The Wikileaks slogan says: ‘courage is contagious’. According to experts, people who intend to run a Wikileaks-type operation need nerves of steel. So before we call for 1, 10, many Wikileaks to emerge let's be clear to those involved that they run risks.

First of all, whistleblower protection is paramount. Another issue is the protection of people mentioned in the leaks. As the Afghan Warlogs showed, how much 'collateral damage' can Wikileaks handle?

That is why editing (and eliding) is crucial. Not only OPSEC, also OPETHICS. If publishing is not done in a way that is absolutely secure for all concerned, there is a definite risk that the 'revolution in journalism' - and politics - that Wikileaks is has unleashed will be stopped in its tracks.

These 12. A collective challenge

We do not think that taking a stand in favour or against Wikileaks is what matters most. Wikileaks is there, and is there to stay till it either scuttles itself or is destroyed by the forces opposing its operation.
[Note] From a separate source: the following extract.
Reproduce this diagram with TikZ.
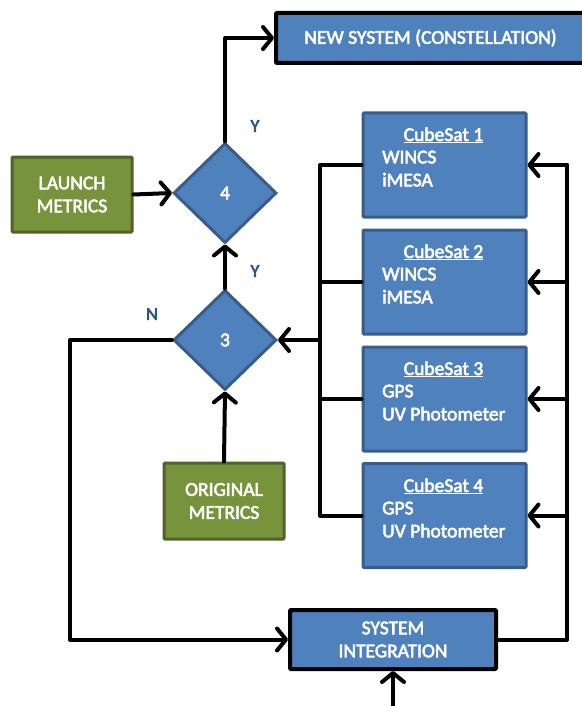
\documentclass[tikz,border=0pt]{standalone}
\usepackage{fontspec}
\setmainfont{Carlito}
\usetikzlibrary{shapes.geometric,arrows.meta}
\newcommand\heavytxt{\special{pdf:literal 2 Tr 0.55 w}}
\newcommand\plaintxt{\special{pdf:literal 0 Tr}}
\definecolor{bfill}{HTML}{4F81BD}
\definecolor{bline}{HTML}{385D8A}
\definecolor{gfill}{HTML}{77933C}
\definecolor{gline}{HTML}{4F6228}
\definecolor{lblue}{HTML}{2A5587}
\tikzset{
  wfont/.style={font=\fontsize{19.5}{23}\selectfont},
  wtxt/.style={text=white,wfont,inner sep=0pt},
  bluebox/.style={rectangle,fill=bfill,draw=bline,line width=3pt,rounded corners=1pt,inner sep=0pt},
  blackbox/.style={rectangle,fill=bfill,draw=black,line width=4pt,rounded corners=1pt,inner sep=0pt,text=white,wfont,align=center},
  greenbox/.style={rectangle,fill=gfill,draw=gline,line width=3pt,rounded corners=1pt,inner sep=0pt,text=white,wfont,align=center},
  dec/.style={diamond,aspect=1,minimum width=103pt,minimum height=100pt,fill=bfill,draw=bline,line width=3pt,inner sep=0pt,text=white,wfont},
  conn/.style={line width=4pt,line join=round,line cap=round},
  arr/.style={conn,-{Straight Barb[length=9pt,width=22pt,round]}},
  yn/.style={text=lblue,font=\fontsize{18}{20}\selectfont,inner sep=0pt}
}
\begin{document}
\begin{tikzpicture}[x=1pt,y=-1pt]
\useasboundingbox (0,0) rectangle (581,706);
% nodes
\node[blackbox,minimum width=309pt,minimum height=50pt] (newsys) at (430.5,38) {\heavytxt NEW SYSTEM (CONSTELLATION)\plaintxt};
\node[greenbox,minimum width=120pt,minimum height=75pt] (launch) at (72,194.5) {\heavytxt LAUNCH\\METRICS\plaintxt};
\node[dec] (d4) at (225,193) {\heavytxt 4\plaintxt};
\node[dec] (d3) at (225,340) {\heavytxt 3\plaintxt};
\node[greenbox,minimum width=120pt,minimum height=76pt] (orig) at (224,501) {\heavytxt ORIGINAL\\METRICS\plaintxt};
\node[blackbox,minimum width=206pt,minimum height=59pt] (sysint) at (393,639.5) {\heavytxt SYSTEM\\INTEGRATION\plaintxt};
\node[bluebox,minimum width=163pt,minimum height=104pt] (cs1) at (444.5,165) {};
\node[bluebox,minimum width=163pt,minimum height=104pt] (cs2) at (444.5,282) {};
\node[bluebox,minimum width=163pt,minimum height=104pt] (cs3) at (444.5,399) {};
\node[bluebox,minimum width=163pt,minimum height=104pt] (cs4) at (444.5,515.5) {};
% cubesat texts
\node[wtxt,anchor=base] (t1) at (443.5,141) {\heavytxt\underline{CubeSat 1}\plaintxt};
\node[wtxt,align=left,anchor=north west] (b1) at (382,150.5) {\heavytxt WINCS\\iMESA\plaintxt};
\node[wtxt,anchor=base] (t2) at (443.5,258) {\heavytxt\underline{CubeSat 2}\plaintxt};
\node[wtxt,align=left,anchor=north west] (b2) at (382,267.5) {\heavytxt WINCS\\iMESA\plaintxt};
\node[wtxt,anchor=base] (t3) at (443.5,375) {\heavytxt\underline{CubeSat 3}\plaintxt};
\node[wtxt,align=left,anchor=north west] (b3) at (382,384.5) {\heavytxt GPS\\UV Photometer\plaintxt};
\node[wtxt,anchor=base] (t4) at (443.5,492) {\heavytxt\underline{CubeSat 4}\plaintxt};
\node[wtxt,align=left,anchor=north west] (b4) at (382,501.5) {\heavytxt GPS\\UV Photometer\plaintxt};
% labels
\node[yn] (y4) at (255,126) {\heavytxt Y\plaintxt};
\node[yn] (y3) at (255,271) {\heavytxt Y\plaintxt};
\node[yn] (n3) at (152,314) {\heavytxt N\plaintxt};
% coordinates
\coordinate (lb1) at (320,165);
\coordinate (lb4) at (320,515.5);
\coordinate (rb1) at (567,165);
\coordinate (nl) at (70,340);
\coordinate (bot) at (393,712);
% connectors
\draw[arr] (d4.north) |- (newsys.west);
\draw[arr] (launch.east) -- (d4.west);
\draw[arr] (d3.north) -- (d4.south);
\draw[arr] (orig.north) -- (d3.south);
\draw[conn] (cs1.west) -- (lb1) -- (lb4) -- (cs4.west);
\draw[conn] (cs2.west) -- (cs2.west -| lb1);
\draw[conn] (cs3.west) -- (cs3.west -| lb1);
\draw[arr] (d3.east -| lb1) -- (d3.east);
\draw[conn] (sysint.east) -| (rb1);
\draw[arr] (cs1.east -| rb1) -- (cs1.east);
\draw[arr] (cs2.east -| rb1) -- (cs2.east);
\draw[arr] (cs3.east -| rb1) -- (cs3.east);
\draw[arr] (cs4.east -| rb1) -- (cs4.east);
\draw[arr] (d3.west) -- (nl) |- (sysint.west);
\draw[arr] (bot) -- (sysint.south);
\end{tikzpicture}
\end{document}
Our point is rather to (try to) pragmatically assess and ascertain what Wikileaks can, could - and maybe even, who knows, should - do, and help formulate how 'we' could relate to and interact with Wikileaks.

Despite all its drawbacks, and against all odds, Wikileaks has rendered a sterling service to the cause of transparency, democracy and openness. We might wish it to be different, but, as the French would say, if something like it did not exist, it would have to be invented.

The quantitative, fast turning qualitative, turn of information overload is a fact of present life. One can only expect the glut of disclosable information to grow further – and exponentially so.

To organize and interpret this Himalaya of data is a collective challenge that is clearly out there, whether we give it the name 'Wikileaks' or not.